Optical and spin manipulation of non-Kramers rare-earth ions under weak magnetic field for quantum memory applications

TL;DR

This paper investigates how weak magnetic fields influence the optical and spin manipulation of non-Kramers rare-earth ions, crucial for optimizing quantum memory protocols in solid-state systems.

Contribution

It introduces a simple theoretical model to analyze the effects of dc magnetic fields on non-Kramers ions, explaining experimental results and guiding optimal magnetic field configurations.

Findings

Magnetic fields affect population manipulation in non-Kramers ions.

The model explains experimental observations in Eu:Y2SiO5.

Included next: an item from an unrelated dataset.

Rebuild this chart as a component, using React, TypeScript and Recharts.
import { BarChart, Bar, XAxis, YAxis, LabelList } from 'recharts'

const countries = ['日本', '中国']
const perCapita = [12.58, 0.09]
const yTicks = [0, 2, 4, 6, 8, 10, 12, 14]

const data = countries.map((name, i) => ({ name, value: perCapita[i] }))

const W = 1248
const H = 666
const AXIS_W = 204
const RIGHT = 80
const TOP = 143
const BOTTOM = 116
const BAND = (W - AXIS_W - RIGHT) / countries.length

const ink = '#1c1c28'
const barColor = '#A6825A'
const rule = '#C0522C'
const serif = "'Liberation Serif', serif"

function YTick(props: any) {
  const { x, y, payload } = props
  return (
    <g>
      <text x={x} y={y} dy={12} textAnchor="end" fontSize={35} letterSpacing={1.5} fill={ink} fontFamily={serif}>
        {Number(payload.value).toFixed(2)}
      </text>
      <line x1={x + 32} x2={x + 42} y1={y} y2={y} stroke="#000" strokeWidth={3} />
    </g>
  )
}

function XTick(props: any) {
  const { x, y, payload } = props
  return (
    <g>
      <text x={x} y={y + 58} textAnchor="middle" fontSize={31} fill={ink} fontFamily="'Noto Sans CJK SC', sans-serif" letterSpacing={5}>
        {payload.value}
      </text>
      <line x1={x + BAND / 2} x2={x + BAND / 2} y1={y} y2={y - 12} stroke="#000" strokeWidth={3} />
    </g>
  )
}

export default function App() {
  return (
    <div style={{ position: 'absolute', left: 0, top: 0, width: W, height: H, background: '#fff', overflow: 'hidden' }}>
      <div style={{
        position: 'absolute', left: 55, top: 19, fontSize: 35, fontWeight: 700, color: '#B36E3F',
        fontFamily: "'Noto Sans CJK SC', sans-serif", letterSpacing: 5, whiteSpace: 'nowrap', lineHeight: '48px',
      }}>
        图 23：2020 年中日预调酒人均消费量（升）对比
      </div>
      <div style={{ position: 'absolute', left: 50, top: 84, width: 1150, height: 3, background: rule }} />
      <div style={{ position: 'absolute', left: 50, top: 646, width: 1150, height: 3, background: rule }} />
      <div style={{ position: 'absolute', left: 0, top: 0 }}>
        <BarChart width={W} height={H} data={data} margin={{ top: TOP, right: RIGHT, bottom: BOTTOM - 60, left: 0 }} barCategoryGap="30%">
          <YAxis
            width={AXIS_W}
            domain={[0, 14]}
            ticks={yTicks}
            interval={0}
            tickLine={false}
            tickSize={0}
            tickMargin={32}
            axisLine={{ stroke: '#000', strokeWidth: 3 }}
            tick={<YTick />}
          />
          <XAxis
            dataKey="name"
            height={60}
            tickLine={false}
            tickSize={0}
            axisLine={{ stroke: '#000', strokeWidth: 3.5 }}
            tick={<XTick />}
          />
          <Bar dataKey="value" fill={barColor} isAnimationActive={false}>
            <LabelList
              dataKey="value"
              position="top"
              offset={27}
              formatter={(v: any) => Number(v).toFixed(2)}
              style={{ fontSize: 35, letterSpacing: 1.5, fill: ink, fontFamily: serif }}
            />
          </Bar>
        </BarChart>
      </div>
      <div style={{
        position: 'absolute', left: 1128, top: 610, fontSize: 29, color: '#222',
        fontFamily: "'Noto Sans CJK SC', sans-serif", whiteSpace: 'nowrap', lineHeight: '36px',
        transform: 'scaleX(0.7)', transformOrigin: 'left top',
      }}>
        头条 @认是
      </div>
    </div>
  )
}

Insights on optimizing AFC spin-wave protocols under magnetic fields.

Abstract

Rare-earth ion doped crystals have proven to be solid platforms for implementing quantum memories. Their potential use for integrated photonics with large multiplexing capability and unprecedented coherence times is at the core of their attractiveness. The best performances of these ions are however usually obtained when subject to a dc magnetic field, but consequences of such fields on the quantum memory protocols have only received little attention. In this article, we focus on the effect of a dc bias magnetic field on the population manipulation of non-Kramers ions with nuclear quadrupole states, both in the spin and optical domains, by developing a simple theoretical model. We apply this model to explain experimental observations in a ${}^{151}$Eu:Y$_2$SiO$_5$ crystal, and highlight specific consequences on the AFC spin-wave protocol. The developed analysis should allow to predict optimal magnetic field configurations for various protocols.